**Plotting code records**

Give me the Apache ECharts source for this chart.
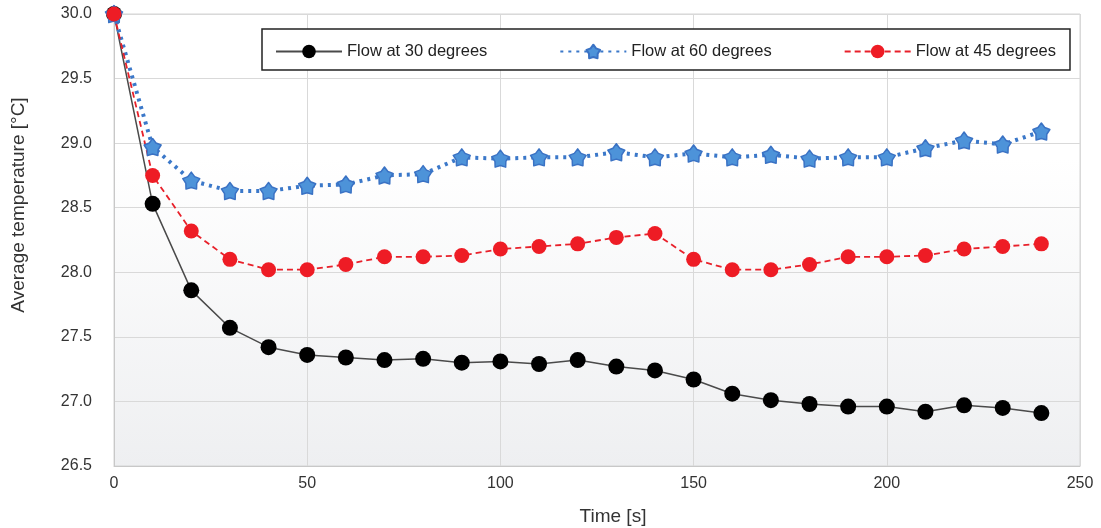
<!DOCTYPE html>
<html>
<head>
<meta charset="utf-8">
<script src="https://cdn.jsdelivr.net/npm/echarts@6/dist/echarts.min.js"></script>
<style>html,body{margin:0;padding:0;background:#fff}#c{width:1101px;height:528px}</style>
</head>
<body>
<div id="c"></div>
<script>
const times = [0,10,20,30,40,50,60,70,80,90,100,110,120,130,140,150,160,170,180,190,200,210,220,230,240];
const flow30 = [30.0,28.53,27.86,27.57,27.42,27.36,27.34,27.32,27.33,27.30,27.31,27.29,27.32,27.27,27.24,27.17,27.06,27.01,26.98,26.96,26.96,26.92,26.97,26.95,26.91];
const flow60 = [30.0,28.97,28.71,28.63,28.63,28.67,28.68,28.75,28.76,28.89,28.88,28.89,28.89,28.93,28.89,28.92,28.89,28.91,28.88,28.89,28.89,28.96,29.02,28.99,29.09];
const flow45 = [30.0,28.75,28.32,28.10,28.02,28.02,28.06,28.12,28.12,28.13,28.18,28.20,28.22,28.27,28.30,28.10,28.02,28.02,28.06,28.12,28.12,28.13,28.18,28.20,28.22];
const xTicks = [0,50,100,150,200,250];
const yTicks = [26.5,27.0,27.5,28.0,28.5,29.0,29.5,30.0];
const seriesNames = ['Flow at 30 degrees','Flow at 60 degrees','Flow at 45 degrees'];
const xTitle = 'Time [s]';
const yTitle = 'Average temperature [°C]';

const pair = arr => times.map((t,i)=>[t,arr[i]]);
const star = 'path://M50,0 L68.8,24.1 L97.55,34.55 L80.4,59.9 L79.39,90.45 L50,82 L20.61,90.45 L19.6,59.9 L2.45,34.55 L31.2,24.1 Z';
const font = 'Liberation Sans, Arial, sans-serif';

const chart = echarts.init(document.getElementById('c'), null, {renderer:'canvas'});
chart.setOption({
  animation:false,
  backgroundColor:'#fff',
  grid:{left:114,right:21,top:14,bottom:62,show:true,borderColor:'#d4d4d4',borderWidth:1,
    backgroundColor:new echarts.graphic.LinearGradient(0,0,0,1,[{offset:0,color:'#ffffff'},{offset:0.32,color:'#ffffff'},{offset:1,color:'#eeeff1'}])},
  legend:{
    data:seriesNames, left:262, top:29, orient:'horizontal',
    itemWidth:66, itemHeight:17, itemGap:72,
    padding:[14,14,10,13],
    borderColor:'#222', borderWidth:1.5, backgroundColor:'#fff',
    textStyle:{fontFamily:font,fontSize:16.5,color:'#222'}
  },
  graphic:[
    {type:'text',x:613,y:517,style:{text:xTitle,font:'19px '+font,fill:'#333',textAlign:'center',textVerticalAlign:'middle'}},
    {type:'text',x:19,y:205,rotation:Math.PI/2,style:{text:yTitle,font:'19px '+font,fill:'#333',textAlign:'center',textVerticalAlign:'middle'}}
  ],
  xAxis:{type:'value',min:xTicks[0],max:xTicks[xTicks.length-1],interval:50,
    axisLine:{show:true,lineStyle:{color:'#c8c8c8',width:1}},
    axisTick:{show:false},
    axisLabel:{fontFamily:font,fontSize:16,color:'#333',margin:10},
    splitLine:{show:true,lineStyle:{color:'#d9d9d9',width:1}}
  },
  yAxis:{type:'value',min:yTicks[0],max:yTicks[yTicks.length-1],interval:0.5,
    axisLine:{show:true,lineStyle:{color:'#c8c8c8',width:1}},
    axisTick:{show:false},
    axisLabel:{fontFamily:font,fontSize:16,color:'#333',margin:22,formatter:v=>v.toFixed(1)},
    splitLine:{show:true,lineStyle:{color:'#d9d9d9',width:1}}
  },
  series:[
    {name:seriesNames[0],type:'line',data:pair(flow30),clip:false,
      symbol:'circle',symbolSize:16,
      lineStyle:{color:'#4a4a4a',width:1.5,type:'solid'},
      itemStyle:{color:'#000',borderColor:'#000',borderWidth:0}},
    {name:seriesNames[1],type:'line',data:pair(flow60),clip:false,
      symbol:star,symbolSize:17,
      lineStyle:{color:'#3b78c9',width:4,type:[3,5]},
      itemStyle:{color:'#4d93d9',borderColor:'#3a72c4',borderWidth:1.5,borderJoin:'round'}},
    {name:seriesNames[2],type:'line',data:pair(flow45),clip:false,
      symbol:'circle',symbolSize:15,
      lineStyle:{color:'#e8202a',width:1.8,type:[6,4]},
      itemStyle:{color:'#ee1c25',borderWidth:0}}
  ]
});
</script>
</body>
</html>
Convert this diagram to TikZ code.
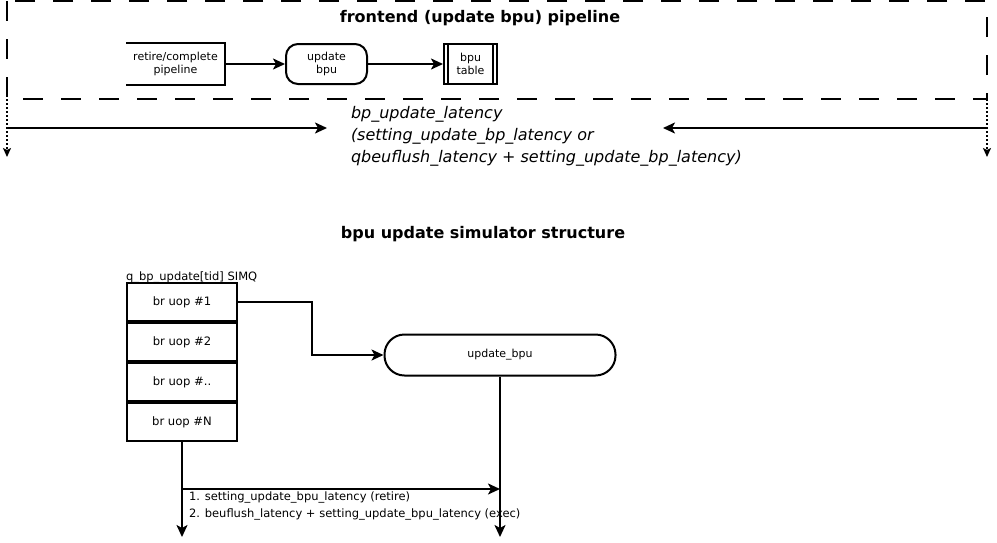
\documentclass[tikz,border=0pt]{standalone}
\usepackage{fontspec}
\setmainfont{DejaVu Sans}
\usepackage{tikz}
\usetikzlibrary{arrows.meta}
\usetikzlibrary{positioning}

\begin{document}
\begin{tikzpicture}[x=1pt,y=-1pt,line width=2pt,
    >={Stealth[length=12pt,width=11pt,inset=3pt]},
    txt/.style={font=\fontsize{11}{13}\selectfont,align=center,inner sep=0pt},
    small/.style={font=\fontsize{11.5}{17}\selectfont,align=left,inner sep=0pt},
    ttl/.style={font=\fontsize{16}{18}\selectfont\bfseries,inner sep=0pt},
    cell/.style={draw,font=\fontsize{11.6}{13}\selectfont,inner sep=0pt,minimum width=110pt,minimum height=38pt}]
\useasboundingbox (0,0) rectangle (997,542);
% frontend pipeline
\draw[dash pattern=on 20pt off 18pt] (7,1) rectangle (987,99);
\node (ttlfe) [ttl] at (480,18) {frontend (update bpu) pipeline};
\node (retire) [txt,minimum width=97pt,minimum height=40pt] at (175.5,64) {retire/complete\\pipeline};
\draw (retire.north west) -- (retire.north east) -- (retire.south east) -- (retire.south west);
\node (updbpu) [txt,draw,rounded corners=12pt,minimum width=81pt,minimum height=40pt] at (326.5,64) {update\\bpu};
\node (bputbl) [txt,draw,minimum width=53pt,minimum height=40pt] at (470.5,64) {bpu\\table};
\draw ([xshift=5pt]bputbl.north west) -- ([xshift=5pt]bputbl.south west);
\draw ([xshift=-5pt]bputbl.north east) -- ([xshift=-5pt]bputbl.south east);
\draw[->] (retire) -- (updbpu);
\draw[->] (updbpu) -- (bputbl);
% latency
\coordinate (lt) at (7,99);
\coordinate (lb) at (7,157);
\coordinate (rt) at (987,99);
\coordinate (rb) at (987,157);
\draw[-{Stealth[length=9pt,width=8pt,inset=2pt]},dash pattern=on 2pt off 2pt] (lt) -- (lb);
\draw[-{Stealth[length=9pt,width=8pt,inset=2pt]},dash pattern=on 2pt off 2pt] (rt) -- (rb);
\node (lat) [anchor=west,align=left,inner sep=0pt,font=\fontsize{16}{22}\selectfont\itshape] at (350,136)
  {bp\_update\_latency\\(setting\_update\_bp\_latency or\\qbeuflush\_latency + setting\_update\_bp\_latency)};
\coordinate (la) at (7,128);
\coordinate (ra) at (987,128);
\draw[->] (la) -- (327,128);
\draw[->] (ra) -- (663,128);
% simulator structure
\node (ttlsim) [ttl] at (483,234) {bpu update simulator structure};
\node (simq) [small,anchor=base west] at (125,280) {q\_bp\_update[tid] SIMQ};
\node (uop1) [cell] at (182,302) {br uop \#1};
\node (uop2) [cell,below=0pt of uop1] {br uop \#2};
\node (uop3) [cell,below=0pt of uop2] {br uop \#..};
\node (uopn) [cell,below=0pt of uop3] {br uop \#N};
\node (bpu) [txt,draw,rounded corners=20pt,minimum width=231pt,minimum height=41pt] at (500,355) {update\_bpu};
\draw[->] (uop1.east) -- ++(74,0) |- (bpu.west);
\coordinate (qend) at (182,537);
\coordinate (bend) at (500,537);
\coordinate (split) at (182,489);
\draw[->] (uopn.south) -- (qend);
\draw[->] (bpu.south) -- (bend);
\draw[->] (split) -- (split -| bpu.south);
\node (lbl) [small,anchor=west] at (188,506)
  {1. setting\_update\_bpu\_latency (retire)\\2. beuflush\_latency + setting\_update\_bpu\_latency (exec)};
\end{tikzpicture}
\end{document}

**Prompt**
On how many lines does the word "this" appear? Answer with only the number.

**Finished exercise**
2